I had no idea what Katie the Prefect would say. It often seems exuberance and enthusiasm can be such rare qualities. There are so many discouraged people. The older I get, the more I have come to believe that we can make such a difference by showing just a little bit of zeal, doing a little bit more, showing just a bit more of our spirit. But where do we find the energy?
Elizabeth quietly walked over to Katie The Prefect (while clinging desperately to my hand) and said: “Um, excuse me. I wanted to ask you a question, please.”
Katie said: “Oh hello. My little Ravenclaw friend. What can I do for you?”
Elizabeth explained her conundrum. Owl or bag. Bag or owl. Katie the Prefect in real life, I suspect, is a young woman who goes to college, probably has a boyfriend, undoubtedly has her good moments and bad, her good habits and bad, parents who adore her, friends who look up to her, friends she looks up to and all those things. She worked at Harry Potter World, which undoubtedly has its good points and bad points and lots of grumpy muggles (muggles being “non-magical people” in the Harry Potter books).
But in this moment — and I doubt she realized this entirely — Katie the Prefect was the biggest thing in the world to a 9-year-old girl she undoubtedly will never see again. She could have simply said, “Get the bag” or “Get the owl” or “Well, what do you want to do?” or anything else. That was, I would guess, part of her job.
What she did, though, was lean down close to Elizabeth and look her right in the eye. And she said: “Well, it’s a difficult choice, isn’t it? They’re both such wonderful things. But it seems to me that you could use the bag every day. You could use it to keep your books when you go to school, and school is very important. I had to study very hard to become a prefect. And the owl …”
With this she leaned even closer and almost whispered in Elizabeth’s ear: “I must tell you: Owls are not of much use in the muggle world.”
That was it. That was the magic. Elizabeth’s face lit up like the Rockefeller Center Christmas tree. She nodded, and she gave Katie the Prefect a huge hug, and for those 20 seconds of her life it was like she was in the Harry Potter book, being offered advice by the most popular student at Hogwarts. Owls are not of much use in the muggle world. Katie hugged her back, disappeared into the crowd, and Elizabeth got the bag, which, for once, was EXACTLY what she wanted. It was, in fact, the greatest thing she had ever gotten in her entire life. Every time she drapes it around her shoulder, she tells the story of how she got it and the advice Katie the Prefect had given her.
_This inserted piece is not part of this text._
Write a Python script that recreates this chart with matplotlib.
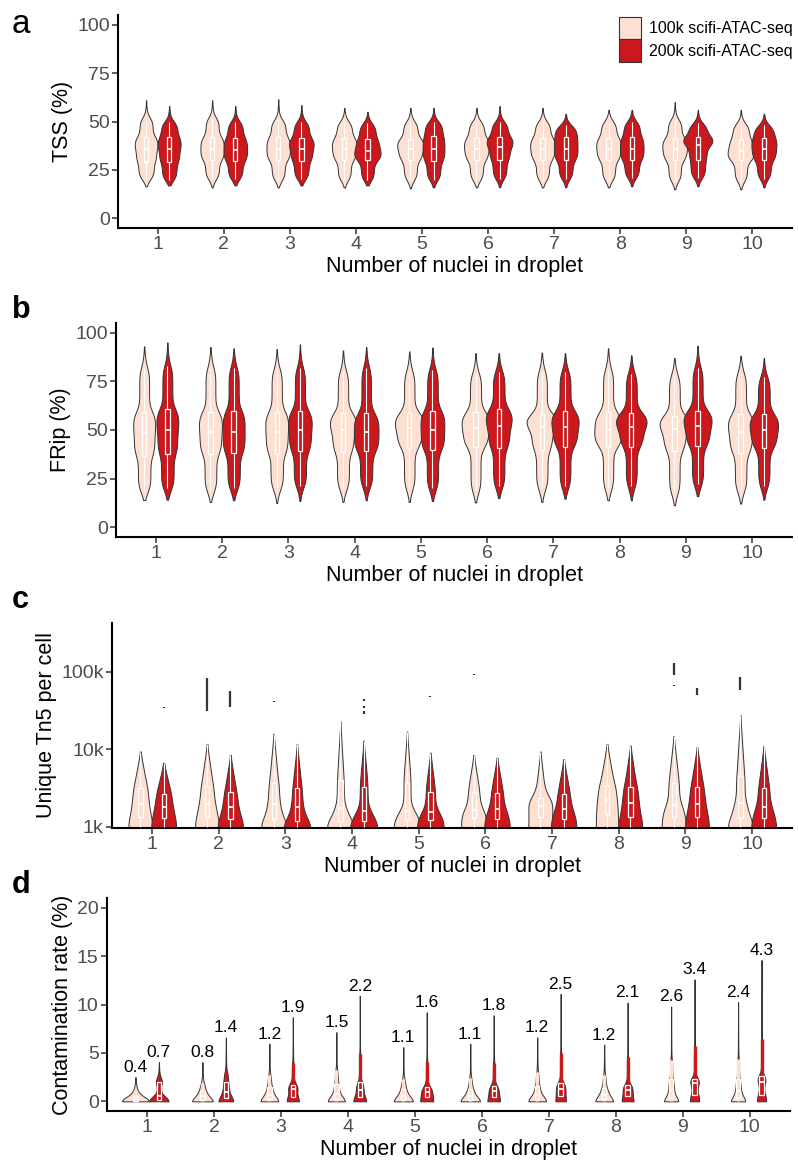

It was just a few seconds of kindness. It might even just be viewed as part of the job of working at Harry Potter World. But that — more than the multi-million dollar rides, more than the authentic butterbeer or the cauldron made of chocolate, more than the remarkable effects in the castle, more than anything — that is what Elizabeth will remember, perhaps even for the rest of her life. A young woman probably making something like minimum wage, wearing a robe and a badge, had made Elizabeth feel special and magical. I thanked Katie the Prefect before she went off to help other customers, but I’m not sure she heard me, and I’m not sure she would have understood anyway. There’s so much we can do in this crazy world with a little effort and imagination. There’s so much we can do that it’s easy to miss what we have done … even after it’s over.
* * *
2018 Interlude: So many feelings. I had completely forgotten how much Elizabeth loved those tween magazines. And she's now a Slytherin, not a Ravenclaw. Time marches on.
I do think every now and again about Katie the Prefect. I wonder what she's doing. She has to be in her late 20s by now; I hope she's happy. She seemed like the sort of person who could change the world. I'd love for her to know that Elizabeth still uses that Gryffindor bag.